Your task is to print all of the data word for word.

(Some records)
----

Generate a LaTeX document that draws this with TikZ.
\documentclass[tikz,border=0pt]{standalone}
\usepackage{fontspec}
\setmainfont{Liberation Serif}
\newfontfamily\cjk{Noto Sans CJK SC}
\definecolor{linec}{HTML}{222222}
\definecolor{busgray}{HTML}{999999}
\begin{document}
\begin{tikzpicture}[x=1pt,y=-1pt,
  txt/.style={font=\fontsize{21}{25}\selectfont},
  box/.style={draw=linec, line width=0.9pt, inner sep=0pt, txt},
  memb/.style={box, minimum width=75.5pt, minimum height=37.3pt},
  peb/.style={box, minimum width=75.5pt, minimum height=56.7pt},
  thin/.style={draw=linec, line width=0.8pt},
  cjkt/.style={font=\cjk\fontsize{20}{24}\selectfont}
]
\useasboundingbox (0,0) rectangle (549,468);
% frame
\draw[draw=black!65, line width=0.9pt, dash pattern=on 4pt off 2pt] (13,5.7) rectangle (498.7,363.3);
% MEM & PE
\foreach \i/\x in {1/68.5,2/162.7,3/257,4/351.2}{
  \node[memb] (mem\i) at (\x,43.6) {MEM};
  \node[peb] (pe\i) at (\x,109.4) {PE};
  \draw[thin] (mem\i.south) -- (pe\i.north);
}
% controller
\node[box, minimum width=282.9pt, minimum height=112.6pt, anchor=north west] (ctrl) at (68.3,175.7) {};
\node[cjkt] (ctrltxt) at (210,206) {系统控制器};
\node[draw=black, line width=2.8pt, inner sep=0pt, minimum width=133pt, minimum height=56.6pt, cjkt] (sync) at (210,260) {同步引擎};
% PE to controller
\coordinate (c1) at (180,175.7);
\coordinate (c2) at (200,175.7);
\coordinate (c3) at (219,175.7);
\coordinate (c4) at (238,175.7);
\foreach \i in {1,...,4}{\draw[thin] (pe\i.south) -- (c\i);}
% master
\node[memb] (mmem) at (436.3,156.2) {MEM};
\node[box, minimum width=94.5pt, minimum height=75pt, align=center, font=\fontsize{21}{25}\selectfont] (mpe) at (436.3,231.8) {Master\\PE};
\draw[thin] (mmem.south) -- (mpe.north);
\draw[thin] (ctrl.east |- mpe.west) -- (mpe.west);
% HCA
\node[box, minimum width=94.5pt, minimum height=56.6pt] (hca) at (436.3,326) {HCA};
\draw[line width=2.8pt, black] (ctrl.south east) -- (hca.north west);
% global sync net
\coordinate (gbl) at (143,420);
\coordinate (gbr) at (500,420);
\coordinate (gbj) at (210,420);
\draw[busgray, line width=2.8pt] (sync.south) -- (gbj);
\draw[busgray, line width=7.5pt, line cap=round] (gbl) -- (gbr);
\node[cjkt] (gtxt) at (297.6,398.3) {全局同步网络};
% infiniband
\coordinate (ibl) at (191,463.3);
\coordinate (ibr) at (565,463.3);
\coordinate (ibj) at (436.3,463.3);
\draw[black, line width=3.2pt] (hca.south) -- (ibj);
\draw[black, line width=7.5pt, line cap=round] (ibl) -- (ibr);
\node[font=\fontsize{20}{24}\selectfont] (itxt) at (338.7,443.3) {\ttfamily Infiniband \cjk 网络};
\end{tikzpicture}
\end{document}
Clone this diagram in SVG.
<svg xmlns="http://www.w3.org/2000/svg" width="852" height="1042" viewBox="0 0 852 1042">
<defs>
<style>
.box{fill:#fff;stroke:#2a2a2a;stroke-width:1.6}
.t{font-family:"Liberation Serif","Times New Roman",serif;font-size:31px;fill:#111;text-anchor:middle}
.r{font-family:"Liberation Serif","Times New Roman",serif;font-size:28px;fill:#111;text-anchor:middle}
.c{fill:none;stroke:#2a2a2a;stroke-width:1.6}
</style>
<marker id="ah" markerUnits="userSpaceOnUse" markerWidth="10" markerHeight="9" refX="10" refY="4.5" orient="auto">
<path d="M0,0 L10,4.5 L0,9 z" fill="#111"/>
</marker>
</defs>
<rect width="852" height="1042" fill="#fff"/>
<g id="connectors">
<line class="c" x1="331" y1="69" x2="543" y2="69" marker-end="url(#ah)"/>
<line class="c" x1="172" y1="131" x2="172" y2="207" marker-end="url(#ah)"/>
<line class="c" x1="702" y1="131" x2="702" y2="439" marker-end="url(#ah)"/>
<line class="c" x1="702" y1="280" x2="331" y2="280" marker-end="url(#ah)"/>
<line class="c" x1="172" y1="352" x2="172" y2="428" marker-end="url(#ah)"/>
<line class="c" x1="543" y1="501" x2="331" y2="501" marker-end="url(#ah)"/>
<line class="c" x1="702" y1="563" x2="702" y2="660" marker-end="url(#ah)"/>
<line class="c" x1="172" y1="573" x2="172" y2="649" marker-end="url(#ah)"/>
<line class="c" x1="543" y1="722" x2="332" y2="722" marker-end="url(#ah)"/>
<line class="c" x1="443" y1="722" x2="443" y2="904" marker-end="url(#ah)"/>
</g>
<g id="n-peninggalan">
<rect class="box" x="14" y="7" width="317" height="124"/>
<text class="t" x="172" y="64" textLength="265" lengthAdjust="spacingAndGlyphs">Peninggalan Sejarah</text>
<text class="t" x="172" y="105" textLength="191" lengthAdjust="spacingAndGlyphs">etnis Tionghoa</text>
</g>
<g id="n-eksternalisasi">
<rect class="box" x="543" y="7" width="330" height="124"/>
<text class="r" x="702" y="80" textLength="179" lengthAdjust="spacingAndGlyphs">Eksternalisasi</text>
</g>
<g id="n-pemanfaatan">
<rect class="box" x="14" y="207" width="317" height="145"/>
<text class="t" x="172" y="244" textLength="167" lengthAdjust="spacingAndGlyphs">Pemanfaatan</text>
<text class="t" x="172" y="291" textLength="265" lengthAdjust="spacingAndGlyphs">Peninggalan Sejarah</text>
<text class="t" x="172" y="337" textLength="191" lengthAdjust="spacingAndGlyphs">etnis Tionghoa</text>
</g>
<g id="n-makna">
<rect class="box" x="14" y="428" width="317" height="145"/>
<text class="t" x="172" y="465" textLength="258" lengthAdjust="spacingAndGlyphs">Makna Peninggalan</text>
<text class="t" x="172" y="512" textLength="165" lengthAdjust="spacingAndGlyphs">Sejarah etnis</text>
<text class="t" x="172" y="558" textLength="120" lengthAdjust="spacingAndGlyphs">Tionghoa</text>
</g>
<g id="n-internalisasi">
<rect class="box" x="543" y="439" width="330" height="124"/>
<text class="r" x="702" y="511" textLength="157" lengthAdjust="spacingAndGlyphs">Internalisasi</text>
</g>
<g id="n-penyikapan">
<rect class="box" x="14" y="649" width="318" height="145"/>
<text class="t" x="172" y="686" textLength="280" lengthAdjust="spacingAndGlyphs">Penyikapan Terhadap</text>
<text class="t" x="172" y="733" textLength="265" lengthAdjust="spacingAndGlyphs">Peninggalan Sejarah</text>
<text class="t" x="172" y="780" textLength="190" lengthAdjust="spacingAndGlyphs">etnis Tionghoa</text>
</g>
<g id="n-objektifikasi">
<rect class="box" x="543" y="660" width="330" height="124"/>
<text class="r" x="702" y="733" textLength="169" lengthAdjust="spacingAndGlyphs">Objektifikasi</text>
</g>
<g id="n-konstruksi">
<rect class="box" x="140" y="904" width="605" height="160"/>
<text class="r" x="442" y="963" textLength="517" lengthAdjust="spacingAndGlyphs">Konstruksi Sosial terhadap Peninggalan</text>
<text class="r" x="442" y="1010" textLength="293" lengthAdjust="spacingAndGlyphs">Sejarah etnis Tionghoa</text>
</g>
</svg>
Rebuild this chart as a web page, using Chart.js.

----

▶ Expected answer:
Generate a LaTeX document that draws this with TikZ.
\documentclass[tikz,border=0pt]{standalone}
\usepackage{fontspec}
\setmainfont{Liberation Serif}
\newfontfamily\cjk{Noto Sans CJK SC}
\definecolor{linec}{HTML}{222222}
\definecolor{busgray}{HTML}{999999}
\begin{document}
\begin{tikzpicture}[x=1pt,y=-1pt,
  txt/.style={font=\fontsize{21}{25}\selectfont},
  box/.style={draw=linec, line width=0.9pt, inner sep=0pt, txt},
  memb/.style={box, minimum width=75.5pt, minimum height=37.3pt},
  peb/.style={box, minimum width=75.5pt, minimum height=56.7pt},
  thin/.style={draw=linec, line width=0.8pt},
  cjkt/.style={font=\cjk\fontsize{20}{24}\selectfont}
]
\useasboundingbox (0,0) rectangle (549,468);
% frame
\draw[draw=black!65, line width=0.9pt, dash pattern=on 4pt off 2pt] (13,5.7) rectangle (498.7,363.3);
% MEM & PE
\foreach \i/\x in {1/68.5,2/162.7,3/257,4/351.2}{
  \node[memb] (mem\i) at (\x,43.6) {MEM};
  \node[peb] (pe\i) at (\x,109.4) {PE};
  \draw[thin] (mem\i.south) -- (pe\i.north);
}
% controller
\node[box, minimum width=282.9pt, minimum height=112.6pt, anchor=north west] (ctrl) at (68.3,175.7) {};
\node[cjkt] (ctrltxt) at (210,206) {系统控制器};
\node[draw=black, line width=2.8pt, inner sep=0pt, minimum width=133pt, minimum height=56.6pt, cjkt] (sync) at (210,260) {同步引擎};
% PE to controller
\coordinate (c1) at (180,175.7);
\coordinate (c2) at (200,175.7);
\coordinate (c3) at (219,175.7);
\coordinate (c4) at (238,175.7);
\foreach \i in {1,...,4}{\draw[thin] (pe\i.south) -- (c\i);}
% master
\node[memb] (mmem) at (436.3,156.2) {MEM};
\node[box, minimum width=94.5pt, minimum height=75pt, align=center, font=\fontsize{21}{25}\selectfont] (mpe) at (436.3,231.8) {Master\\PE};
\draw[thin] (mmem.south) -- (mpe.north);
\draw[thin] (ctrl.east |- mpe.west) -- (mpe.west);
% HCA
\node[box, minimum width=94.5pt, minimum height=56.6pt] (hca) at (436.3,326) {HCA};
\draw[line width=2.8pt, black] (ctrl.south east) -- (hca.north west);
% global sync net
\coordinate (gbl) at (143,420);
\coordinate (gbr) at (500,420);
\coordinate (gbj) at (210,420);
\draw[busgray, line width=2.8pt] (sync.south) -- (gbj);
\draw[busgray, line width=7.5pt, line cap=round] (gbl) -- (gbr);
\node[cjkt] (gtxt) at (297.6,398.3) {全局同步网络};
% infiniband
\coordinate (ibl) at (191,463.3);
\coordinate (ibr) at (565,463.3);
\coordinate (ibj) at (436.3,463.3);
\draw[black, line width=3.2pt] (hca.south) -- (ibj);
\draw[black, line width=7.5pt, line cap=round] (ibl) -- (ibr);
\node[font=\fontsize{20}{24}\selectfont] (itxt) at (338.7,443.3) {\ttfamily Infiniband \cjk 网络};
\end{tikzpicture}
\end{document}
Clone this diagram in SVG.
<svg xmlns="http://www.w3.org/2000/svg" width="852" height="1042" viewBox="0 0 852 1042">
<defs>
<style>
.box{fill:#fff;stroke:#2a2a2a;stroke-width:1.6}
.t{font-family:"Liberation Serif","Times New Roman",serif;font-size:31px;fill:#111;text-anchor:middle}
.r{font-family:"Liberation Serif","Times New Roman",serif;font-size:28px;fill:#111;text-anchor:middle}
.c{fill:none;stroke:#2a2a2a;stroke-width:1.6}
</style>
<marker id="ah" markerUnits="userSpaceOnUse" markerWidth="10" markerHeight="9" refX="10" refY="4.5" orient="auto">
<path d="M0,0 L10,4.5 L0,9 z" fill="#111"/>
</marker>
</defs>
<rect width="852" height="1042" fill="#fff"/>
<g id="connectors">
<line class="c" x1="331" y1="69" x2="543" y2="69" marker-end="url(#ah)"/>
<line class="c" x1="172" y1="131" x2="172" y2="207" marker-end="url(#ah)"/>
<line class="c" x1="702" y1="131" x2="702" y2="439" marker-end="url(#ah)"/>
<line class="c" x1="702" y1="280" x2="331" y2="280" marker-end="url(#ah)"/>
<line class="c" x1="172" y1="352" x2="172" y2="428" marker-end="url(#ah)"/>
<line class="c" x1="543" y1="501" x2="331" y2="501" marker-end="url(#ah)"/>
<line class="c" x1="702" y1="563" x2="702" y2="660" marker-end="url(#ah)"/>
<line class="c" x1="172" y1="573" x2="172" y2="649" marker-end="url(#ah)"/>
<line class="c" x1="543" y1="722" x2="332" y2="722" marker-end="url(#ah)"/>
<line class="c" x1="443" y1="722" x2="443" y2="904" marker-end="url(#ah)"/>
</g>
<g id="n-peninggalan">
<rect class="box" x="14" y="7" width="317" height="124"/>
<text class="t" x="172" y="64" textLength="265" lengthAdjust="spacingAndGlyphs">Peninggalan Sejarah</text>
<text class="t" x="172" y="105" textLength="191" lengthAdjust="spacingAndGlyphs">etnis Tionghoa</text>
</g>
<g id="n-eksternalisasi">
<rect class="box" x="543" y="7" width="330" height="124"/>
<text class="r" x="702" y="80" textLength="179" lengthAdjust="spacingAndGlyphs">Eksternalisasi</text>
</g>
<g id="n-pemanfaatan">
<rect class="box" x="14" y="207" width="317" height="145"/>
<text class="t" x="172" y="244" textLength="167" lengthAdjust="spacingAndGlyphs">Pemanfaatan</text>
<text class="t" x="172" y="291" textLength="265" lengthAdjust="spacingAndGlyphs">Peninggalan Sejarah</text>
<text class="t" x="172" y="337" textLength="191" lengthAdjust="spacingAndGlyphs">etnis Tionghoa</text>
</g>
<g id="n-makna">
<rect class="box" x="14" y="428" width="317" height="145"/>
<text class="t" x="172" y="465" textLength="258" lengthAdjust="spacingAndGlyphs">Makna Peninggalan</text>
<text class="t" x="172" y="512" textLength="165" lengthAdjust="spacingAndGlyphs">Sejarah etnis</text>
<text class="t" x="172" y="558" textLength="120" lengthAdjust="spacingAndGlyphs">Tionghoa</text>
</g>
<g id="n-internalisasi">
<rect class="box" x="543" y="439" width="330" height="124"/>
<text class="r" x="702" y="511" textLength="157" lengthAdjust="spacingAndGlyphs">Internalisasi</text>
</g>
<g id="n-penyikapan">
<rect class="box" x="14" y="649" width="318" height="145"/>
<text class="t" x="172" y="686" textLength="280" lengthAdjust="spacingAndGlyphs">Penyikapan Terhadap</text>
<text class="t" x="172" y="733" textLength="265" lengthAdjust="spacingAndGlyphs">Peninggalan Sejarah</text>
<text class="t" x="172" y="780" textLength="190" lengthAdjust="spacingAndGlyphs">etnis Tionghoa</text>
</g>
<g id="n-objektifikasi">
<rect class="box" x="543" y="660" width="330" height="124"/>
<text class="r" x="702" y="733" textLength="169" lengthAdjust="spacingAndGlyphs">Objektifikasi</text>
</g>
<g id="n-konstruksi">
<rect class="box" x="140" y="904" width="605" height="160"/>
<text class="r" x="442" y="963" textLength="517" lengthAdjust="spacingAndGlyphs">Konstruksi Sosial terhadap Peninggalan</text>
<text class="r" x="442" y="1010" textLength="293" lengthAdjust="spacingAndGlyphs">Sejarah etnis Tionghoa</text>
</g>
</svg>
Rebuild this chart as a web page, using Chart.js.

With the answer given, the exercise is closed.